Says Fred Hammerquist: "Running through the presentation, no matter how embarrassing it might be, will expose flaws that can be repaired before you end up looking like a dolt in front of the person standing between you and your name in the back of the One Show annual."

Some creatives use people on their account team as sparring partners. Others, like Shine and Loeb, have hired presentation skills consultants to help train their creatives in the art of pitching. Shine, for example, took his staff to a three-day creative presentations seminar where they were videotaped. Watching a videotape, however hard at first, can be a big confidence-builder because it helps eliminate common presentation no-nos like stuttering, rocking and staring at the floor.

Most creatives agree that the only better way to build your belief in yourself is a genuine conviction about your work. The more you believe in what you're trying to sell, the less likely you are to screw up your lines or forget to look people in the eye.

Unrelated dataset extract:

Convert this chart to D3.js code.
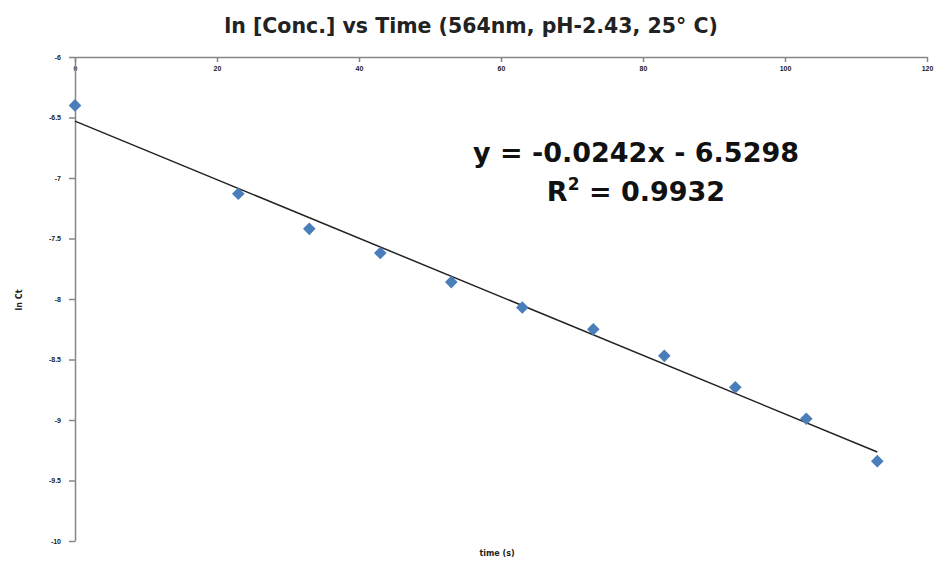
<!DOCTYPE html>
<html>
<head>
    <meta http-equiv="Content-Type" content="text/html;charset=utf-8">
    <script src="https://d3js.org/d3.v7.min.js"></script>
    <style>
        html, body {
            margin: 0;
            padding: 0;
            background: #fff;
            font-family: "DejaVu Sans", "Open Sans", sans-serif;
        }

        .axis path, .axis line {
            stroke: #868686;
            stroke-width: 1.5px;
        }

        .axis text {
            font-size: 7px;
            font-weight: bold;
            fill: #222;
        }
    </style>
</head>
<body>
<div id="chart"></div>
<script>
    // measured points (time in s, ln Ct)
    var times = [0, 23, 33, 43, 53, 63, 73, 83, 93, 103, 113];
    var lnCt = [-6.40, -7.13, -7.42, -7.62, -7.86, -8.07, -8.25, -8.47, -8.73, -8.99, -9.34];

    // linear trendline from the spreadsheet
    var slope = -0.0242,
        intercept = -6.5298,
        rSquared = "0.9932";

    var xTicks = [0, 20, 40, 60, 80, 100, 120];
    var yTicks = [-6, -6.5, -7, -7.5, -8, -8.5, -9, -9.5, -10];

    var width = 948,
        height = 561,
        margin = {top: 57, right: 21, bottom: 20, left: 75};

    var svg = d3.select("#chart").append("svg")
        .attr("width", width)
        .attr("height", height);

    var x = d3.scaleLinear()
        .domain([0, 120])
        .range([margin.left, width - margin.right]);

    var y = d3.scaleLinear()
        .domain([-6, -10])
        .range([margin.top, height - margin.bottom]);

    // title
    svg.append("text")
        .attr("x", 471)
        .attr("y", 33)
        .attr("text-anchor", "middle")
        .style("font-size", "20.5px")
        .style("font-weight", "bold")
        .style("fill", "#222")
        .text("ln [Conc.]  vs Time (564nm, pH-2.43, 25° C)");

    // x axis sits on top (y = -6), labels underneath
    var xAxis = svg.append("g")
        .attr("class", "axis")
        .attr("transform", "translate(0," + y(-6) + ")")
        .call(d3.axisBottom(x).tickValues(xTicks).tickSize(5).tickSizeOuter(0).tickPadding(4));

    var yAxis = svg.append("g")
        .attr("class", "axis")
        .attr("transform", "translate(" + x(0) + ",0)")
        .call(d3.axisLeft(y).tickValues(yTicks).tickSize(6).tickSizeOuter(0).tickPadding(8)
            .tickFormat(function (d) { return d; }));

    // axis titles
    svg.append("text")
        .attr("x", 497)
        .attr("y", 556)
        .attr("text-anchor", "middle")
        .style("font-size", "8px")
        .style("font-weight", "bold")
        .style("fill", "#222")
        .text("time (s)");

    svg.append("text")
        .attr("transform", "translate(22,300) rotate(-90)")
        .attr("text-anchor", "middle")
        .style("font-size", "8px")
        .style("font-weight", "bold")
        .style("fill", "#222")
        .text("ln Ct");

    // trendline
    var xMin = d3.min(times), xMax = d3.max(times);
    svg.append("line")
        .attr("x1", x(xMin))
        .attr("y1", y(slope * xMin + intercept))
        .attr("x2", x(xMax))
        .attr("y2", y(slope * xMax + intercept))
        .attr("stroke", "#222")
        .attr("stroke-width", 1.5);

    // markers
    var points = times.map(function (t, i) { return {t: t, v: lnCt[i]}; });
    svg.append("g")
        .selectAll("path")
        .data(points)
        .enter().append("path")
        .attr("d", d3.symbol().type(d3.symbolSquare).size(80))
        .attr("transform", function (d) {
            return "translate(" + x(d.t) + "," + y(d.v) + ") rotate(45)";
        })
        .attr("fill", "#4a7ebb");

    // equation label
    var eq = svg.append("text")
        .attr("text-anchor", "middle")
        .style("font-weight", "bold")
        .style("font-size", "27px")
        .style("fill", "#111");
    eq.append("tspan")
        .attr("x", 636)
        .attr("y", 162)
        .text("y = " + slope.toFixed(4) + "x - " + Math.abs(intercept).toFixed(4));
    var r2 = eq.append("tspan")
        .attr("x", 636)
        .attr("y", 201)
        .text("R");
    r2.append("tspan").attr("dy", -11).style("font-size", "17px").text("2");
    r2.append("tspan").attr("dy", 11).text(" = " + rSquared);
</script>
</body>
</html>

T hen again, maybe some people shouldn't be allowed to pitch no matter what. Joe Milla, CD at Peterson Milla Hooks, Minneapolis, recalls working with a pathologically shy creative. "We thought that sticking him in front of a group would help him get over it," he says. "But when this guy attempted to speak, he sounded like he had a hairball."

Shine concurs. "Some creatives will never have the personality to present, and no amount of practice or conviction will change that," he says. But that's all right - you can still keep your job. "If you're a killer writer or art director, we can always find someone else to step in and pitch."